WOLVES DEN are new to me. But there is something about them that made me want to find out more about them. Anders Ekdahl ©2017
What is this band really all about?
M: You know, all the people that are involved in Wolves Den already played in several Bands and have long time experience. We wanted to start a new Band and avoid all the mistakes we made in former projects.
Besides the Music itself it is pretty much about the lifestyle. We all have regular jobs – but our passion and our lifeblood is 100% the whole metal thing.
Is there a difference in people’s attitude towards you if you don’t come from a cool place like LA or NY or London?
H: Since we do come from a “cool place” it’s a bit hard to answer that question. But anyway, my impression is that most people don’t give a fuck where the band is from. Okay,
if you’re from Indonesia, Ghana or Antarctica there may be a little plus. On the other hand: things would be a bit harder for the band then.
No, here the topic is whether we Bavarians are real Germans or not. But that’s more of a local gag.
When you release an album that gets pretty good reviews how do you follow up on that? Do you feel that you have a sound all your own that follows on from album to album? How important is identification from album to album to you?
H: Let’s talk about that again after the second album! Of course, good reviews are always nice. But they barely have any influence on the follow up work; we do/continue with whatever we find cool, with a sound that is somewhere between a snapshot of our current personal state and the stuff we did over the years. If people still like it or find it even better – good. If not: fuck you, maybe next time.
What is the biggest challenge in the creation of an album, to write the songs or to come up digitally or is physical still cooler with really good songs?
H: On the first album it was definitely the period of waiting and working before the release. You need good songs. And lyrics. Artwork. A band. Money. All that takes some time. And in this time you’re just recording, rehearsing, writing – and you don’t get back a single word of feedback. That was the hard part. But now we have a good record, play nice shows and – finally – have some fun. That is what it is all about for us. So now we get something back and can lay back: yes, what we did was cool.
I saw Dave Grohl’s documentary about Sound City and it made me wonder what it is about analogue recording that you don’t get with digital? Have you ever recorded analogue?
M: The first band that I was involved in recorded the first album in analogue. That was at the end of the 90’s. I personally don’t really see the point of recording analogue today. Of course it is ok if you want to use this different
sound as a kind of stylistic device. But aside from that analogue recording only has disadvantages. There are also some good Plugins that you can use in your DAW to make a recording sound analogue. I really doubt that there are many people beside professional sound engineers that would ever hear the difference with a “real” analogue recording if you use them.
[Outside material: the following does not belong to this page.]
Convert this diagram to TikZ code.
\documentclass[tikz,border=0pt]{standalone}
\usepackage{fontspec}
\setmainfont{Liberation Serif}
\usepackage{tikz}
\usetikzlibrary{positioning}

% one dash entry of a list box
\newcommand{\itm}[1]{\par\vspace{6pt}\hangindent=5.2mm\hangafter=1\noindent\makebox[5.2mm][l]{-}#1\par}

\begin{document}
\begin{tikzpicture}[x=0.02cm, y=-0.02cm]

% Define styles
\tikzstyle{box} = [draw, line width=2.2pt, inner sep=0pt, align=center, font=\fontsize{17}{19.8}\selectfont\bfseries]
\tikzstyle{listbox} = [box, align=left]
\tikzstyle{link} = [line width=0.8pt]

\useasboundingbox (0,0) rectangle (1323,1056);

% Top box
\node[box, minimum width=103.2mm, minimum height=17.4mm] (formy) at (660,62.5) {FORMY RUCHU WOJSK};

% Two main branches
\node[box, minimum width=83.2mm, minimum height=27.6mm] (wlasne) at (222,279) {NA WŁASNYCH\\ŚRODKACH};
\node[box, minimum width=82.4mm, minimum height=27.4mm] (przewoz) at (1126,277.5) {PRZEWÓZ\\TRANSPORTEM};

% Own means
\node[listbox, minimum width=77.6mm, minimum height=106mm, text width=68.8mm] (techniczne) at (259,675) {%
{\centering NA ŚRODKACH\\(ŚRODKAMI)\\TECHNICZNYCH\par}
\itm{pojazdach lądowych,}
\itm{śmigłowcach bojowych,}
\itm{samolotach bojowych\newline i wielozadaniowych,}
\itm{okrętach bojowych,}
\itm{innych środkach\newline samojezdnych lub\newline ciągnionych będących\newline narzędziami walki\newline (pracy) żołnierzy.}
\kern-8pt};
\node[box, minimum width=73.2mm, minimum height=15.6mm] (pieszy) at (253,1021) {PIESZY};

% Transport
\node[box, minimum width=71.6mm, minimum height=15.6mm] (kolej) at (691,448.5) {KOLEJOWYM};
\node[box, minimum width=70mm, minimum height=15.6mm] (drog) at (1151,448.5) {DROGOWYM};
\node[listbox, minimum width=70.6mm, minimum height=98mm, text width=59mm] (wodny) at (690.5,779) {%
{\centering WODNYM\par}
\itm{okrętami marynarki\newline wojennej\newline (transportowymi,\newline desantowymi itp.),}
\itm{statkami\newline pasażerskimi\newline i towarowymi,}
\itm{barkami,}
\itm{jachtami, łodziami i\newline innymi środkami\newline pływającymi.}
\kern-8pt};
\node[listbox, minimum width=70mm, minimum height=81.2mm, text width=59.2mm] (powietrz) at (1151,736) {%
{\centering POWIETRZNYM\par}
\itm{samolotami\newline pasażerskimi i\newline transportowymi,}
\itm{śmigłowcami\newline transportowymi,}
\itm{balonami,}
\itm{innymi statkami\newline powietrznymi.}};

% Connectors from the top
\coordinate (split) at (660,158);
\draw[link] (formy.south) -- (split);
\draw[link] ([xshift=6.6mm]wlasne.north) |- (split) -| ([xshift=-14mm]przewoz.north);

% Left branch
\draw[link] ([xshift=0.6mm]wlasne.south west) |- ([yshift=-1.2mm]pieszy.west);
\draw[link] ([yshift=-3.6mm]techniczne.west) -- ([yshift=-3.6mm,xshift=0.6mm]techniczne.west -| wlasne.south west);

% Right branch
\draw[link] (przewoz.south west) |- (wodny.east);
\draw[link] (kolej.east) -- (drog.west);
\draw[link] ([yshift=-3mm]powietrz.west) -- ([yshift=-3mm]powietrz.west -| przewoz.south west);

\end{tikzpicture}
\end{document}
How do you view your sound? Would you say that you have a sound that is all your own and that I’d recognize it instantly?
M: You are talking about the sound and not the style, right? I do not think that our sound itself is “unique”, there’s nothing extraordinary about it. We are trying to stand out with good songs and not with special techniques.
How important are the lyrics and what message do you want to purvey?
H: Vocals = instrument. Besides the words I use I try to use that instrument as a contribution to the songs. And if words and sound end up creating some synergy: even better! I wouldn’t dare to do some blabla just to fill up the needed parts in a song. No, there must be a story. And our stories are mostly dark and full of anger. If you ask for a message, well, here we might get lost in translation… That’s also the reason why I sing in German. I like to play with the language, create different layers of meanings. And if you hear/read that stuff you can discover them. The basic one (plain written) or the higher meaning or even the story I really wanted to tell. The feelings behind each song. But back to the message: there is no concept or red line through the first album. Each song has it’s own theme(s). For all non-Germans: Death, dying, loss, anger, nightsky, pedophile monks… All that stuff…
What part does artwork for album covers play in the world of the band?
H: It has to look cool and fit the sound. The Deus Vult cover was paid work. We wanted to have Jesus (and his other religion companions) impaled, and we got that.
When you play live do you notice a degree of greater recognition from the fans with each new time you pass through town?
M: Yes, the second show in town is always better than the first one hehe. But we do not attract this kind fan-boy-fans that follow us up to the toilet. It’s more adults, settled people coming to our shows. And we really appreciate that.
What do you see in the future?
M: Looking into my cristal ball it tells me that the world is gonna be even more fucked up in 2017 than it was in 2016. When it comes to Wolves Den – we are going to have a little tour through western europe in the beginning of 2017 and are also preparing our second album.